Monday, January 16, 2012

After having a total meltdown over the weekend, I think I am on the way to returning to my "normal" self-whatever normal is. I know I will continue to have my ups and downs going thru this but I think letting myself go was just what I needed. Sometimes we just need to let ourselves express our emotions or it builds inside and that isn't good.
My dear DH has been a rock thru all of this and I appreciate him even more for his support. I know he is dealing with a lot right now with his radiation and the hot flases from the hormone shot he had to have. He has been very tired and the dr suggested he nap after the treatment but with all that has been going on that has not happened as much as it should so I am hoping now I can let him do that so he can heal and get better.
I got up this morning and did the little bit of ironing I had and then it was off to the gym with my friend. I have been doing things at home for exercise, but it is good to get back into our routine. We did not push ourselves too hard since she has a bum knee and trying to protect it she has hurt her back. I am just getting over my cold and still not feeling the most energetic but I got in some good cardio and did an abbreviated regimen of the weights. Tomorrow we plan to shoot for a longer session.
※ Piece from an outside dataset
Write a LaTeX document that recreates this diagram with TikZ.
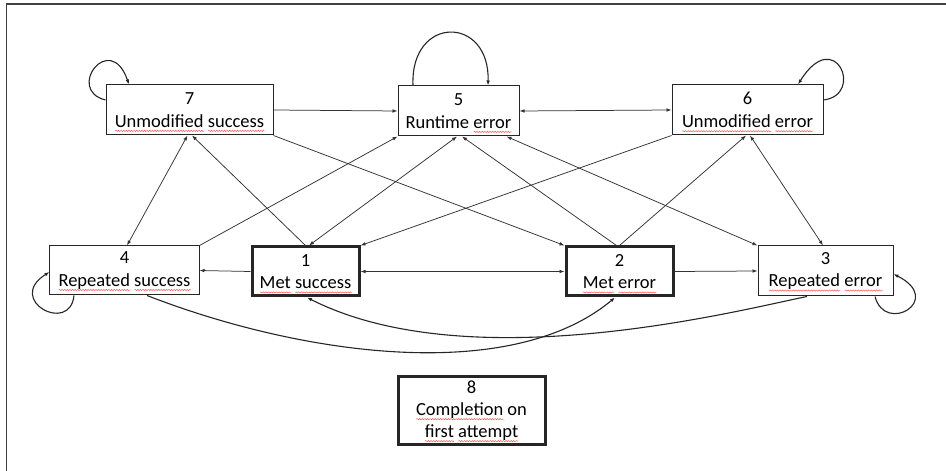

When we got home, I ate breakfast and gave DH a haircut before heading out to work in the garden. I spent another hour out there and filled a big bag and only got 1/3 of the way thru the bed. Had to quit in time to get cleaned up to take DH to his radiation treatment.
We decided to stop and visit with friends on the way home as we have only seen them once since they got down here in Oct. Had a nice visit but couldn't stay too long as DH had to go have blood drawn.
Tomorrow is another day and it will be back to the gym and more weeds!!!!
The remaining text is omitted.